Ishiuchi Miyako (b.1947) is a celebrated Japanese photographer known for her poignant images confronting trauma in post WWII Japan. She is one of a renowned group of photographers, including Shomei Tomatsu and Daido Moriyama, who confronted their nation’s past and the dawning of a new era by using their cameras as tools to express, record and explore what it meant to be Japanese at this pivotal moment in history.
Frida by Ishiuchi (2013) is a photographic record of Mexican artist Frida Kahlo’s wardrobe and belongings. Following Kahlo’s death in 1954 her husband Diego Riviera began placing her personal effects into the bathroom of their Mexico City house “The Blue House,” which later became the Museo Frida Kahlo. When discovered, Ishiuchi was invited to photograph these artifacts, over 300 unseen relics of Kahlo’s life. Whilst a departure from previous projects, the work reveals Miyako’s continued interest in the traces we leave behind us both as individuals and as a society.

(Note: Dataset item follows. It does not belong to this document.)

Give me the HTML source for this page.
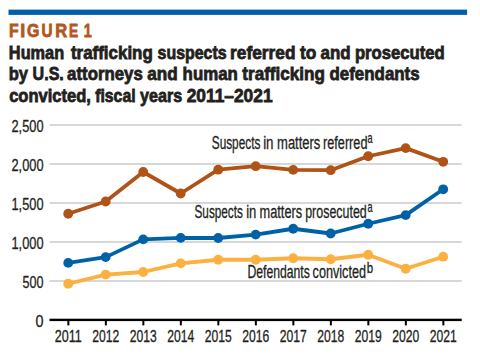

Ishiuchi Miyako represented Japan at the Venice Biennale in 2005. She received the 50th Mainichi Art Award in 2009 and was invited to participate in the Third ICP Triennial in New York. In March 2014 she received the prestigious Hasselblad award, and her solo exhibition titled “Postwar Shadows” is currently showing at the Getty Museum in Los Angeles. Ishiuchi’s work is included in the collections of many major institutions such as the Getty Museum, Los Angeles, Tate Modern, London and the Metropolitan Museum of Art, New York.